* Begin Material *

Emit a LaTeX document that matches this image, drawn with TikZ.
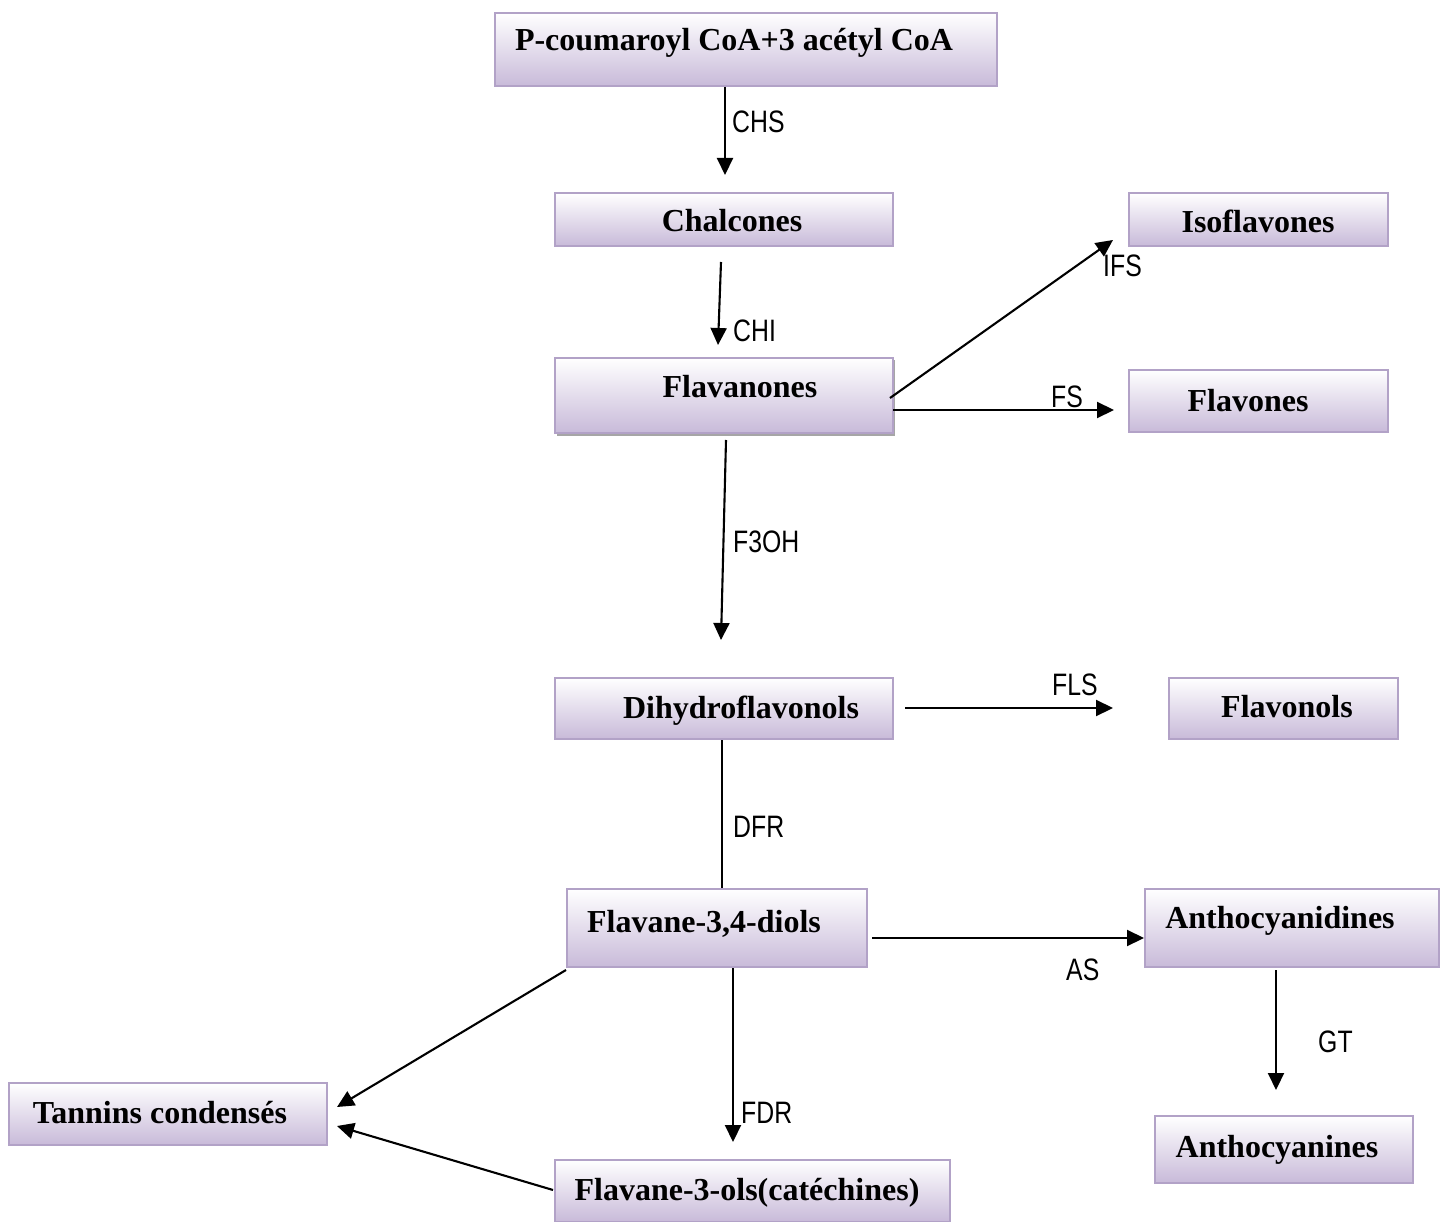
\documentclass[tikz,border=0pt]{standalone}
\usepackage{fontspec}
\setmainfont{Liberation Serif}
\newfontfamily\labfont[FakeStretch=0.8]{Liberation Sans}
\usetikzlibrary{arrows.meta}
\definecolor{boxedge}{RGB}{178,162,199}
\definecolor{boxlow}{RGB}{200,186,217}
\tikzset{
  box/.style={draw=boxedge, line width=2pt, top color=white, bottom color=boxlow,
    inner sep=0pt, anchor=north west},
  boxtext/.style={font=\fontsize{32}{38}\selectfont\bfseries, inner sep=0pt, anchor=base},
  enz/.style={font=\labfont\fontsize{31}{36}\selectfont, inner sep=0pt, anchor=base west},
  conn/.style={line width=2.1pt, -{Triangle[length=17pt,width=16pt]}},
  plainline/.style={line width=2.1pt}
}
\newcommand{\bx}[5]{% name, x0, y0, x1, y1
  \node[box, minimum width=#4-#2, minimum height=#5-#3] (#1) at (#2,#3) {};}
\begin{document}
\begin{tikzpicture}[x=1pt,y=-1pt]
\useasboundingbox (0,0) rectangle (1446,1222);
\fill[white] (0,0) rectangle (1446,1222);

% shadow under the flavanone box
\fill[gray!70] (557,360) rectangle (895,436);

% boxes
\bx{pc}{494}{12}{996}{85}
\bx{chal}{554}{192}{892}{245}
\bx{flan}{554}{357}{892}{432}
\bx{iso}{1128}{192}{1387}{245}
\bx{flav}{1128}{369}{1387}{431}
\bx{dhf}{554}{677}{892}{738}
\bx{flol}{1168}{677}{1397}{738}
\bx{fdiol}{566}{888}{866}{966}
\bx{acy}{1144}{888}{1438}{966}
\bx{tan}{8}{1082}{326}{1144}
\bx{cat}{554}{1159}{949}{1221}
\bx{acn}{1154}{1115}{1412}{1182}

% box texts (placed on their baselines)
\node[boxtext] (tpc) at (734,51) {P-coumaroyl CoA+3 acétyl CoA};
\node[boxtext] (tchal) at (732,232) {Chalcones};
\node[boxtext] (tflan) at (740,398) {Flavanones};
\node[boxtext] (tiso) at (1258,233) {Isoflavones};
\node[boxtext] (tflav) at (1248,412) {Flavones};
\node[boxtext] (tdhf) at (741,718) {Dihydroflavonols};
\node[boxtext] (tflol) at (1287,717) {Flavonols};
\node[boxtext] (tfdiol) at (704,932) {Flavane-3,4-diols};
\node[boxtext] (tacy) at (1280,928) {Anthocyanidines};
\node[boxtext] (ttan) at (160,1123) {Tannins condensés};
\node[boxtext] (tcat) at (747,1200) {Flavane-3-ols(catéchines)};
\node[boxtext] (tacn) at (1277,1157) {Anthocyanines};

% free ends of the connectors
\coordinate (c1) at (725,175);
\coordinate (c2s) at (721,262);
\coordinate (c2e) at (718,345);
\coordinate (c3s) at (726,440);
\coordinate (c3e) at (721,640);
\coordinate (c4s) at (890,398);
\coordinate (c4e) at (1113,240);
\coordinate (c5s) at (893,410);
\coordinate (c5e) at (1114,410);
\coordinate (c6s) at (905,708);
\coordinate (c6e) at (1113,708);
\coordinate (c7s) at (722,740);
\coordinate (c7e) at (722,888);
\coordinate (c8s) at (872,938);
\coordinate (c9s) at (1276,970);
\coordinate (c9e) at (1276,1090);
\coordinate (c10s) at (733,968);
\coordinate (c10e) at (733,1142);
\coordinate (c11s) at (566,970);
\coordinate (c11e) at (337,1107);
\coordinate (c12s) at (553,1190);
\coordinate (c12e) at (337,1126);

% connectors
\draw[conn] (pc.south -| c1) -- (c1);
\draw[conn] (c2s) -- (c2e);
\draw[conn] (c3s) -- (c3e);
\draw[conn] (c4s) -- (c4e);
\draw[conn] (c5s) -- (c5e);
\draw[conn] (c6s) -- (c6e);
\draw[plainline] (c7s) -- (c7e);
\draw[conn] (c8s) -- (c8s -| acy.west);
\draw[conn] (c9s) -- (c9e);
\draw[conn] (c10s) -- (c10e);
\draw[conn] (c11s) -- (c11e);
\draw[conn] (c12s) -- (c12e);

% enzyme labels
\node[enz] (lchs) at (732,133) {CHS};
\node[enz] (lchi) at (733,342) {CHI};
\node[enz] (lf3oh) at (733,552) {F3OH};
\node[enz] (lifs) at (1103,277) {IFS};
\node[enz] (lfs) at (1051,408) {FS};
\node[enz] (lfls) at (1052,695) {FLS};
\node[enz] (ldfr) at (733,837) {DFR};
\node[enz] (las) at (1066,980) {AS};
\node[enz] (lgt) at (1318,1052) {GT};
\node[enz] (lfdr) at (741,1123) {FDR};
\end{tikzpicture}
\end{document}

* End Material *

→ What you should do: Repeat the material above verbatim. Leave the pictures behind.

→ Problem solution:
Emit a LaTeX document that matches this image, drawn with TikZ.
\documentclass[tikz,border=0pt]{standalone}
\usepackage{fontspec}
\setmainfont{Liberation Serif}
\newfontfamily\labfont[FakeStretch=0.8]{Liberation Sans}
\usetikzlibrary{arrows.meta}
\definecolor{boxedge}{RGB}{178,162,199}
\definecolor{boxlow}{RGB}{200,186,217}
\tikzset{
  box/.style={draw=boxedge, line width=2pt, top color=white, bottom color=boxlow,
    inner sep=0pt, anchor=north west},
  boxtext/.style={font=\fontsize{32}{38}\selectfont\bfseries, inner sep=0pt, anchor=base},
  enz/.style={font=\labfont\fontsize{31}{36}\selectfont, inner sep=0pt, anchor=base west},
  conn/.style={line width=2.1pt, -{Triangle[length=17pt,width=16pt]}},
  plainline/.style={line width=2.1pt}
}
\newcommand{\bx}[5]{% name, x0, y0, x1, y1
  \node[box, minimum width=#4-#2, minimum height=#5-#3] (#1) at (#2,#3) {};}
\begin{document}
\begin{tikzpicture}[x=1pt,y=-1pt]
\useasboundingbox (0,0) rectangle (1446,1222);
\fill[white] (0,0) rectangle (1446,1222);

% shadow under the flavanone box
\fill[gray!70] (557,360) rectangle (895,436);

% boxes
\bx{pc}{494}{12}{996}{85}
\bx{chal}{554}{192}{892}{245}
\bx{flan}{554}{357}{892}{432}
\bx{iso}{1128}{192}{1387}{245}
\bx{flav}{1128}{369}{1387}{431}
\bx{dhf}{554}{677}{892}{738}
\bx{flol}{1168}{677}{1397}{738}
\bx{fdiol}{566}{888}{866}{966}
\bx{acy}{1144}{888}{1438}{966}
\bx{tan}{8}{1082}{326}{1144}
\bx{cat}{554}{1159}{949}{1221}
\bx{acn}{1154}{1115}{1412}{1182}

% box texts (placed on their baselines)
\node[boxtext] (tpc) at (734,51) {P-coumaroyl CoA+3 acétyl CoA};
\node[boxtext] (tchal) at (732,232) {Chalcones};
\node[boxtext] (tflan) at (740,398) {Flavanones};
\node[boxtext] (tiso) at (1258,233) {Isoflavones};
\node[boxtext] (tflav) at (1248,412) {Flavones};
\node[boxtext] (tdhf) at (741,718) {Dihydroflavonols};
\node[boxtext] (tflol) at (1287,717) {Flavonols};
\node[boxtext] (tfdiol) at (704,932) {Flavane-3,4-diols};
\node[boxtext] (tacy) at (1280,928) {Anthocyanidines};
\node[boxtext] (ttan) at (160,1123) {Tannins condensés};
\node[boxtext] (tcat) at (747,1200) {Flavane-3-ols(catéchines)};
\node[boxtext] (tacn) at (1277,1157) {Anthocyanines};

% free ends of the connectors
\coordinate (c1) at (725,175);
\coordinate (c2s) at (721,262);
\coordinate (c2e) at (718,345);
\coordinate (c3s) at (726,440);
\coordinate (c3e) at (721,640);
\coordinate (c4s) at (890,398);
\coordinate (c4e) at (1113,240);
\coordinate (c5s) at (893,410);
\coordinate (c5e) at (1114,410);
\coordinate (c6s) at (905,708);
\coordinate (c6e) at (1113,708);
\coordinate (c7s) at (722,740);
\coordinate (c7e) at (722,888);
\coordinate (c8s) at (872,938);
\coordinate (c9s) at (1276,970);
\coordinate (c9e) at (1276,1090);
\coordinate (c10s) at (733,968);
\coordinate (c10e) at (733,1142);
\coordinate (c11s) at (566,970);
\coordinate (c11e) at (337,1107);
\coordinate (c12s) at (553,1190);
\coordinate (c12e) at (337,1126);

% connectors
\draw[conn] (pc.south -| c1) -- (c1);
\draw[conn] (c2s) -- (c2e);
\draw[conn] (c3s) -- (c3e);
\draw[conn] (c4s) -- (c4e);
\draw[conn] (c5s) -- (c5e);
\draw[conn] (c6s) -- (c6e);
\draw[plainline] (c7s) -- (c7e);
\draw[conn] (c8s) -- (c8s -| acy.west);
\draw[conn] (c9s) -- (c9e);
\draw[conn] (c10s) -- (c10e);
\draw[conn] (c11s) -- (c11e);
\draw[conn] (c12s) -- (c12e);

% enzyme labels
\node[enz] (lchs) at (732,133) {CHS};
\node[enz] (lchi) at (733,342) {CHI};
\node[enz] (lf3oh) at (733,552) {F3OH};
\node[enz] (lifs) at (1103,277) {IFS};
\node[enz] (lfs) at (1051,408) {FS};
\node[enz] (lfls) at (1052,695) {FLS};
\node[enz] (ldfr) at (733,837) {DFR};
\node[enz] (las) at (1066,980) {AS};
\node[enz] (lgt) at (1318,1052) {GT};
\node[enz] (lfdr) at (741,1123) {FDR};
\end{tikzpicture}
\end{document}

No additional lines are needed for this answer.